A 2011 Supreme Court ruling recognised that video games, like other forms of art and entertainment, are protected by the First Amendment as a form of speech.
‘For better or worse,’ Supreme Court Justice Antonin Scalia wrote in the decision, ‘our society has long regarded many depictions of killing and maiming as suitable features of popular entertainment.’ As such, the vision of opportunity expressed in that rather worrying forum post is permissible. But if this freedom is necessary to maintain the artifice of the world, it can be argued that the designer has a responsibility to engineer the virtual victim’s reactions in order to communicate something of the pain and damage inflicted.
Fictional characters, whether they appear in novels, films, or video games, are never fully independent entities. They are conjured by words on a page, directions in a screenplay, or lines of programming code, existing only in imagination or on a screen. A creator has no moral obligation to his or her fictional characters, and in that sense anything is theoretically permissible in a video game. But a game creator does perhaps have a moral obligation to the player, who, having been asked to make choices, can be uniquely degraded by the experience. The game creator’s responsibility to the player is, in Kurt Vonnegut’s phrase, not to waste his or her time. But it is also, when it comes to solemn screen violence, to add meaning to its inclusion.
Questions about video-game violence will continue to gain urgency. History has shown that the video-game medium curves towards photorealism. As the fidelity of our virtual worlds moves ever closer to that of our own, the moral duty of game-makers arguably intensifies in kind. The guns in combat games are now brand-name weapons, the conflicts in them are often based on real wars, and each hair on a virtual soldier’s head has been numbered by some wearied 3D modeller. The go-to argument that video games are analogous to innocuous playground games of Cops and Robbers grows weaker as verisimilitude increases. How much more repellent might Custer’s Revenge be if rendered by contemporary technologies with their ever-more-realistic graphics?
The rise of motion control (where physical gestures replace traditional button-control inputs in video games) and virtual reality (which fool our minds into thinking we have bodily entered into a virtual space and role) will, for many, accentuate those concerns. Some games now no longer merely require your mind and thumbs, but also your entire body. In a hypothetical motion-controlled video-game version of Lolita, it would be possible to inhabit the body, as well as the mind, of protagonist Humbert Humbert. A virtual sex crime might elicit a very different response if, instead of pressing a button to instigate it, you were required to mimic its pelvic thrusts and parries—even if, as in Nabokov’s work, it was included to illustrate or illuminate, not titillate.
In the aftershock of an act of madness, some seek prayer, others revenge—but most seek sense in the senseless moment.
In the hours following the Sandy Hook massacre, a news outlet erroneously reported that the shooter was Ryan Lanza, the brother of gunman Adam Lanza.
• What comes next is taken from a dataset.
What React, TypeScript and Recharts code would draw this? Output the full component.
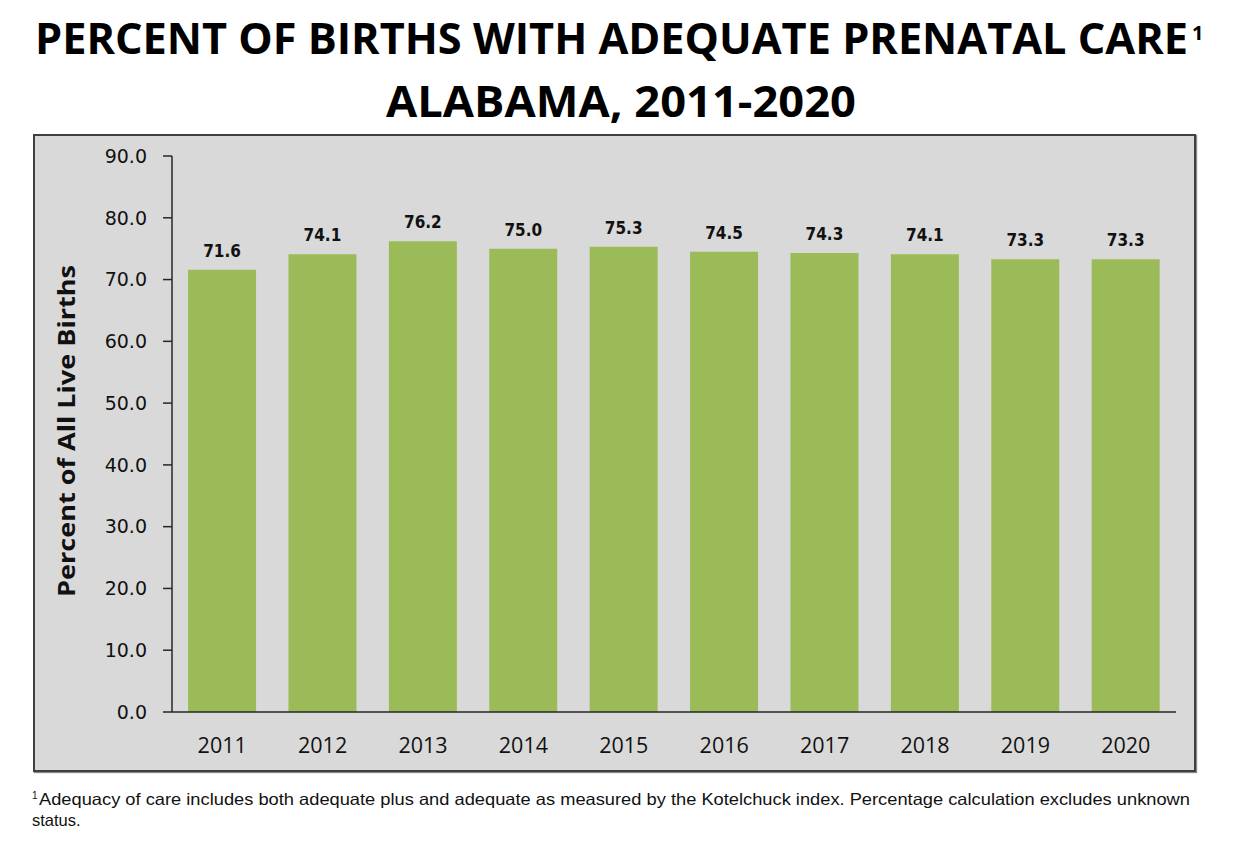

Poring over his Facebook profile, many noticed that Ryan had ‘liked’ the video game Mass Effect. Emboldened by an expert on Fox News drawing an immediate link between the killing and video games, an angry mob descended on the developer’s Facebook page, declaring them ‘child killers.’
Despite the absurdity of the logic, a chain effect was set in action, one that’s ended up at the White House. Video games are the youngest creative medium. What literature learned in four millennia, cinema was forced to learn in a century and video games are now expected to have mastered in three decades.
The issue of game violence and its potential effects may seem like an abstract, esoteric issue, demanding scientific study to make clear what is opaque. But game violence has logic and precedence and is always an act of play, not of sincerity. The worry is, then, those who cannot tell the difference, from disturbed high-school student to the U.S. senator.